Problem to work on:
Provide the number of lines where the word "chart" occurs, and no other text.

Exercise data:
···

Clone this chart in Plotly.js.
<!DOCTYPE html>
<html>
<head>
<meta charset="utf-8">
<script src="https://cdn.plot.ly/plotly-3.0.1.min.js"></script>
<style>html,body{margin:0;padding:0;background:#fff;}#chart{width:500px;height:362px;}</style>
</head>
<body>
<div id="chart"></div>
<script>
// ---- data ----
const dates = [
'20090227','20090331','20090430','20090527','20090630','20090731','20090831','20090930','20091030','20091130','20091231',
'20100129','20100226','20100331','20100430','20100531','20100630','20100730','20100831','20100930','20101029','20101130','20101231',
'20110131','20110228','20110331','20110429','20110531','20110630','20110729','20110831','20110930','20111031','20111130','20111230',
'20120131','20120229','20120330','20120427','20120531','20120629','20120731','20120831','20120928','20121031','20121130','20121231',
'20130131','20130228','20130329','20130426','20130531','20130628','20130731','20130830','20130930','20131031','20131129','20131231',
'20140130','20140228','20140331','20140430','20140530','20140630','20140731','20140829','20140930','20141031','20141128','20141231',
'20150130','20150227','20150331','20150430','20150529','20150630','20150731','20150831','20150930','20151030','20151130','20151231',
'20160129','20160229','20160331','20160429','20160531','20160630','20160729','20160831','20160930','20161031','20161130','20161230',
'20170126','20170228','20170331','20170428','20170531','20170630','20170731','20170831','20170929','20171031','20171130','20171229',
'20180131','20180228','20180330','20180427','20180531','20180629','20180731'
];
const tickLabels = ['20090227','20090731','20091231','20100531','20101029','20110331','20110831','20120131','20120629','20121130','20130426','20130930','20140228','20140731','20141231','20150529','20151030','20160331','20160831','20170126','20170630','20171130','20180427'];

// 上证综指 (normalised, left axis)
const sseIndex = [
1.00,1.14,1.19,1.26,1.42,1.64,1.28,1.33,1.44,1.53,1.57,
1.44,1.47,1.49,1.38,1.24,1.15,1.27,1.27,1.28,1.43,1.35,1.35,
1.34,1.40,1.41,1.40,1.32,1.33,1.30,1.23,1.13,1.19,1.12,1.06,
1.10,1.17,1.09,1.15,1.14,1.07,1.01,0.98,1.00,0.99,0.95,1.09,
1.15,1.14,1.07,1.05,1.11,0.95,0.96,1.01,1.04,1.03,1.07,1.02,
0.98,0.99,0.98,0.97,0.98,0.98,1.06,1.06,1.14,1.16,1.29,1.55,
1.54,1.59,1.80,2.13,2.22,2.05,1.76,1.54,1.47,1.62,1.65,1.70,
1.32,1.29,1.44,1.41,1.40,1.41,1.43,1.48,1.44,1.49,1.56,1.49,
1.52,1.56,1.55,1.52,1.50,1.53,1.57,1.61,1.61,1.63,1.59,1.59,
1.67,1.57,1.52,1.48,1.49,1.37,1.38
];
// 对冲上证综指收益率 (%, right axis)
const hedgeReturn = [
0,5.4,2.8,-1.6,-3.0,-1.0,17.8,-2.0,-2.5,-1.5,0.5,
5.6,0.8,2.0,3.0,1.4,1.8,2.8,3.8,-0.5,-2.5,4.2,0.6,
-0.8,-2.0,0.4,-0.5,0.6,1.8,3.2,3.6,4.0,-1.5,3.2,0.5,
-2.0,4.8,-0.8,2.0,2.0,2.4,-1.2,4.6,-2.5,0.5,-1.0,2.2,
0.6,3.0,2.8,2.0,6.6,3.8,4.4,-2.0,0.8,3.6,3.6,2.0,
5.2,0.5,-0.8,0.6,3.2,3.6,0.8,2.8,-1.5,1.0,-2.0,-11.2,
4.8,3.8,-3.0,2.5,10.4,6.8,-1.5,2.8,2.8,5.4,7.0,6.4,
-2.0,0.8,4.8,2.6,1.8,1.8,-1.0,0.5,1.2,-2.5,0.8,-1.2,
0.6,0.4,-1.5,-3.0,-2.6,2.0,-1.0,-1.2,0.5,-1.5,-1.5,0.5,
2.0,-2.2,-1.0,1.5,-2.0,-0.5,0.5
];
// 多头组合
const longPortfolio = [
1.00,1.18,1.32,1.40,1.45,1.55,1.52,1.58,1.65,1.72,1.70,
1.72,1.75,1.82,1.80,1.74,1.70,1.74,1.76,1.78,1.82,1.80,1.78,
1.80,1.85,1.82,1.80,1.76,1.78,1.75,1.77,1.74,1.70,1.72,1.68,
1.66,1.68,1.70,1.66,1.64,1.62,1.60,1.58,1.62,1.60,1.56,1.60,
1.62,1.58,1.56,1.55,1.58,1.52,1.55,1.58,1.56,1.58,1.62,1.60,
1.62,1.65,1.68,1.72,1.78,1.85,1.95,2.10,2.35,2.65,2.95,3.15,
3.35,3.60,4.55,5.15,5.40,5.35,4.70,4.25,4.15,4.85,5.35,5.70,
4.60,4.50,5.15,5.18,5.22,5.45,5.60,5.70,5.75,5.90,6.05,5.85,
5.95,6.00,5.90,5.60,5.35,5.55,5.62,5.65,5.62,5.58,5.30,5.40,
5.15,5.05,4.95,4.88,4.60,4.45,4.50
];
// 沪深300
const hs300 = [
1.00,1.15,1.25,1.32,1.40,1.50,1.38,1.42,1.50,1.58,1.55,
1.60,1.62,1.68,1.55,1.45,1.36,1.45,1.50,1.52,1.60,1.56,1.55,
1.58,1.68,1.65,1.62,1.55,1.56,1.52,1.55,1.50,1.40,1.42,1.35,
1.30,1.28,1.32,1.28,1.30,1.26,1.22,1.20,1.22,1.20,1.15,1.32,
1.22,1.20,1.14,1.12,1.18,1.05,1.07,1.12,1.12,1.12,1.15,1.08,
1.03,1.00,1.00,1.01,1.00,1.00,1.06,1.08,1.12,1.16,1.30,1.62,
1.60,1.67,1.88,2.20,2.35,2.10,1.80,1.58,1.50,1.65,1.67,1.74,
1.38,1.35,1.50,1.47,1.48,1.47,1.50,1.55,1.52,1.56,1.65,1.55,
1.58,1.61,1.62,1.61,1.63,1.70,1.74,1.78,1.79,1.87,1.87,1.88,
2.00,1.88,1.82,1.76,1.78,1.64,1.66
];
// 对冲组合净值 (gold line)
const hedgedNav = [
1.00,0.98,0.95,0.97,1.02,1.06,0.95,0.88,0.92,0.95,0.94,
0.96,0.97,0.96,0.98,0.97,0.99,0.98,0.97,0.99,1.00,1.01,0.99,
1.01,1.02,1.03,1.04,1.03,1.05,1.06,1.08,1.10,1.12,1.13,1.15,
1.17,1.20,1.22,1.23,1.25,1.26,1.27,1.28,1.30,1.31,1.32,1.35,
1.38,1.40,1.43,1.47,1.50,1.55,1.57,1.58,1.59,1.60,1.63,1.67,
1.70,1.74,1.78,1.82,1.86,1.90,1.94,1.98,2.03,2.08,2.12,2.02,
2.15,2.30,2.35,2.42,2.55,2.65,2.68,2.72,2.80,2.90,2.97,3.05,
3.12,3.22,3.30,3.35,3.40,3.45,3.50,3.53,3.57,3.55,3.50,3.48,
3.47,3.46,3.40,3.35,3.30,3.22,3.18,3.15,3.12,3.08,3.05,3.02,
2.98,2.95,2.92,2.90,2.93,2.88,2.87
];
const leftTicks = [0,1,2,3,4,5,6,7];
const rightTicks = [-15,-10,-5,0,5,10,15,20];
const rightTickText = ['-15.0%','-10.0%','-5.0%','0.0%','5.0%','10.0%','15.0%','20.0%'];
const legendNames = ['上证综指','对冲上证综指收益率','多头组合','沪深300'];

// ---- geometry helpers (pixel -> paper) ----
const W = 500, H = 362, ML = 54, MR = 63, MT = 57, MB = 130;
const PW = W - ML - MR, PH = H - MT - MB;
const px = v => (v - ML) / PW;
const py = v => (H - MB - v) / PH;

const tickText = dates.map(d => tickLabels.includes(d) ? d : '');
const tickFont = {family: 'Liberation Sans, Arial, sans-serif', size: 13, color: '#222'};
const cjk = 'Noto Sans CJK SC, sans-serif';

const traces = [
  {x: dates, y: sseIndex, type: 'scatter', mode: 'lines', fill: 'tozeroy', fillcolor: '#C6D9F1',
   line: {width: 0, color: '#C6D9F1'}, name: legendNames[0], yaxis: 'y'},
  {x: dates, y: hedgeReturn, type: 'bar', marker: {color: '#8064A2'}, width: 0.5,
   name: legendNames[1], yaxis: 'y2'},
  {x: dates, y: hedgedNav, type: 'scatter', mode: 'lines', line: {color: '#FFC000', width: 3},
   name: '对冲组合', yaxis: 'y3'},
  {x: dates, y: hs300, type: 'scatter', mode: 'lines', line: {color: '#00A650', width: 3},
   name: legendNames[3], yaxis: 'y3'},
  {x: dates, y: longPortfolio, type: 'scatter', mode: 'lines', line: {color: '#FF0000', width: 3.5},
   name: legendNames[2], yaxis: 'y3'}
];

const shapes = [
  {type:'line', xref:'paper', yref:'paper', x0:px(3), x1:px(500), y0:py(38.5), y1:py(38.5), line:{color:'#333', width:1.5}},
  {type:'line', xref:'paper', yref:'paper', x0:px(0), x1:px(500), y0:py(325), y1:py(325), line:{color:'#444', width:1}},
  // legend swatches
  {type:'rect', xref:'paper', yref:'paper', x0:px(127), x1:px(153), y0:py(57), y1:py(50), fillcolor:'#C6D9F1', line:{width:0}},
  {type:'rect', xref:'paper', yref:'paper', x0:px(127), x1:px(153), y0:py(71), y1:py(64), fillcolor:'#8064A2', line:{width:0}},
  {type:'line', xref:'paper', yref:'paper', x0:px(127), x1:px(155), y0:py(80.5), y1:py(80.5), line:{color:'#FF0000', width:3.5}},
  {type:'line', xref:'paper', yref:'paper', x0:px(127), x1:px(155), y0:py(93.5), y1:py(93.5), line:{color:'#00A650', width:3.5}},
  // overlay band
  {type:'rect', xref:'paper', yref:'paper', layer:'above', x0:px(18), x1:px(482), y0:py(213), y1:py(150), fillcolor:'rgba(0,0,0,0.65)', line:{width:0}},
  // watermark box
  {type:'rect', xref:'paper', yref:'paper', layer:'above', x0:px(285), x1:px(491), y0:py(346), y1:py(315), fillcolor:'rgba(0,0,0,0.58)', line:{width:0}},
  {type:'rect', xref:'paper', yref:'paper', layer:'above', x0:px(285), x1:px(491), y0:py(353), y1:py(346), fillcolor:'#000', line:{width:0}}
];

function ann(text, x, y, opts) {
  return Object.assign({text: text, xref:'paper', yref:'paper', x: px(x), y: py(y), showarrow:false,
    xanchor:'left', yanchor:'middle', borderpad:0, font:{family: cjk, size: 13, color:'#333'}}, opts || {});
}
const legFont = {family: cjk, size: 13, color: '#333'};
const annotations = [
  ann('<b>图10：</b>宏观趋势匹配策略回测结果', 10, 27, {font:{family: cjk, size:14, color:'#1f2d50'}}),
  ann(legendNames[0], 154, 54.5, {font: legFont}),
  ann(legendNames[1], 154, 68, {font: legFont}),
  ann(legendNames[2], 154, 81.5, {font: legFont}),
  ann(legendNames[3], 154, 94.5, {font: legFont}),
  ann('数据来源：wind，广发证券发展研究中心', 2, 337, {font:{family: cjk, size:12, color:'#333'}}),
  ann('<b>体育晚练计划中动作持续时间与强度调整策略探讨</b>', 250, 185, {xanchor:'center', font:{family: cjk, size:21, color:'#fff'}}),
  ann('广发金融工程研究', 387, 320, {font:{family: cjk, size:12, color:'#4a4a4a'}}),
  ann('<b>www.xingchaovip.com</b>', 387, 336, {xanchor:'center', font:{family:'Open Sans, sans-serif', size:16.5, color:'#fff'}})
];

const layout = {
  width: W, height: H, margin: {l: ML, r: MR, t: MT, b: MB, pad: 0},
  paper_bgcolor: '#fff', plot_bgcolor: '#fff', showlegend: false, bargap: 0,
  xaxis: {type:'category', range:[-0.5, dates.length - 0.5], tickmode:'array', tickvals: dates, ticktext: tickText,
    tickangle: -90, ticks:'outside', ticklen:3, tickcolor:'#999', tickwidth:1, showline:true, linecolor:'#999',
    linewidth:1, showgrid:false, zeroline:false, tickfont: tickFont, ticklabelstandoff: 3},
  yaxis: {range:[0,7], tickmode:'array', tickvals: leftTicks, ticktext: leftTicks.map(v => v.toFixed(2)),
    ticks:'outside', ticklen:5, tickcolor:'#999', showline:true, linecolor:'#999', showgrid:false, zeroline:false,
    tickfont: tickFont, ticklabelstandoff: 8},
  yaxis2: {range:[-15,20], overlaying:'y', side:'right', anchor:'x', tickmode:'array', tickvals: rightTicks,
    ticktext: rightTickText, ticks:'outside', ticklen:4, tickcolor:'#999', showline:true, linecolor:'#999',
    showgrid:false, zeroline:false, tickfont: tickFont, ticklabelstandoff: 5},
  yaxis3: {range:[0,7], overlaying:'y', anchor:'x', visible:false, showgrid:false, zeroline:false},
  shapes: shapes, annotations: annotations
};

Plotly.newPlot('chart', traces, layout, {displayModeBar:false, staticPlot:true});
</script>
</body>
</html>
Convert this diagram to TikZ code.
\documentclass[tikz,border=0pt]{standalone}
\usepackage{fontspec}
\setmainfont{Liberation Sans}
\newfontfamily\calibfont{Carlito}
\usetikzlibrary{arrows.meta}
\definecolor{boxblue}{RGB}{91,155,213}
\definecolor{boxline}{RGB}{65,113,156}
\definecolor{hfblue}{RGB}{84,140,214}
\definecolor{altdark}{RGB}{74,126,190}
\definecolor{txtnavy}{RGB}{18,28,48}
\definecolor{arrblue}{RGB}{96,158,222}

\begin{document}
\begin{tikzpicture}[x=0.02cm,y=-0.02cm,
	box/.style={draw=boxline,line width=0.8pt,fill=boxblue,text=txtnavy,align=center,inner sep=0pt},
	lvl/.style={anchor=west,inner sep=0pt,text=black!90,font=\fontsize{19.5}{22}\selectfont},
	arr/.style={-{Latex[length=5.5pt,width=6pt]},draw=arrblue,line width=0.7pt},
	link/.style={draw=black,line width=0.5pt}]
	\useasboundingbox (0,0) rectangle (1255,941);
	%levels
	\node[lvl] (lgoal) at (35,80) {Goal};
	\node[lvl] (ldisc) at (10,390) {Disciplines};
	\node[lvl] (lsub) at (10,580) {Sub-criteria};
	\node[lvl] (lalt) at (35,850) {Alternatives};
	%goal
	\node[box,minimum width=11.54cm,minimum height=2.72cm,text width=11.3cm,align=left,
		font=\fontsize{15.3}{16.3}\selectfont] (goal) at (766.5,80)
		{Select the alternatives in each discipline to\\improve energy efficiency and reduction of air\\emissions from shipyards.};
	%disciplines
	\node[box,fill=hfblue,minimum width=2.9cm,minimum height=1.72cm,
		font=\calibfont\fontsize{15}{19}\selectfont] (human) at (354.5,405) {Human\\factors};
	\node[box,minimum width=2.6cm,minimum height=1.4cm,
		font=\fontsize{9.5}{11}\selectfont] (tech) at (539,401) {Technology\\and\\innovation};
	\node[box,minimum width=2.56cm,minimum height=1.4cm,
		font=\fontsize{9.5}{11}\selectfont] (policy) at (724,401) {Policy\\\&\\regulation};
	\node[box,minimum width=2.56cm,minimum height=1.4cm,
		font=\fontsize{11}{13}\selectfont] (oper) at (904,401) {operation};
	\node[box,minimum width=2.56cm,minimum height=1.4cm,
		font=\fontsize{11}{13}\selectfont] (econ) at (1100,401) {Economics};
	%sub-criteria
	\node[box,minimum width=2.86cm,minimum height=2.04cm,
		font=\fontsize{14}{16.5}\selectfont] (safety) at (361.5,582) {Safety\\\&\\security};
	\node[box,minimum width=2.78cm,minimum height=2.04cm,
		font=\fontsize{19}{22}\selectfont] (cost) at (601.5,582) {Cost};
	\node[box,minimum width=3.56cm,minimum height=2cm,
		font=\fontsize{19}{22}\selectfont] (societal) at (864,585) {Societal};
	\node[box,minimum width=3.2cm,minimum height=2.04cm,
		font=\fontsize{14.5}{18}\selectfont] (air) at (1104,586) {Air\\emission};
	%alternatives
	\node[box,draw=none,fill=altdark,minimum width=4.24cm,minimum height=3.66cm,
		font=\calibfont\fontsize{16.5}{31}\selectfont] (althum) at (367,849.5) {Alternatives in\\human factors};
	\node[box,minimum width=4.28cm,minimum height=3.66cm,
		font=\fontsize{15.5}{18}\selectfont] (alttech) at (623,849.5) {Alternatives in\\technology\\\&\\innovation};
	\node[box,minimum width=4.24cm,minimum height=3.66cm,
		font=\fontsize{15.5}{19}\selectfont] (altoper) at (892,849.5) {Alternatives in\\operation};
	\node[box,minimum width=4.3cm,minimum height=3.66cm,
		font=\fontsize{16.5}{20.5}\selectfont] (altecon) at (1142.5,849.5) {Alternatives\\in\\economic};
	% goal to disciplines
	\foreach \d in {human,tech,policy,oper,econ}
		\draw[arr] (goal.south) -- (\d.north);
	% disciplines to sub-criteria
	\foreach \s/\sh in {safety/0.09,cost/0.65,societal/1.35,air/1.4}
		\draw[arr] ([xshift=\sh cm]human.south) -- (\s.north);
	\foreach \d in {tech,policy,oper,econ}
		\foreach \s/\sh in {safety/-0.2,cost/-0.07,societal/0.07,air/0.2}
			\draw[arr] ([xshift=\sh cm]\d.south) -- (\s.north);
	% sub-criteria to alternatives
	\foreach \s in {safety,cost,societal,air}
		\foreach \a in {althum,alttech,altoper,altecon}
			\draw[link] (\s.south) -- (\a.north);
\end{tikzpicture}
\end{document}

···

In response:
4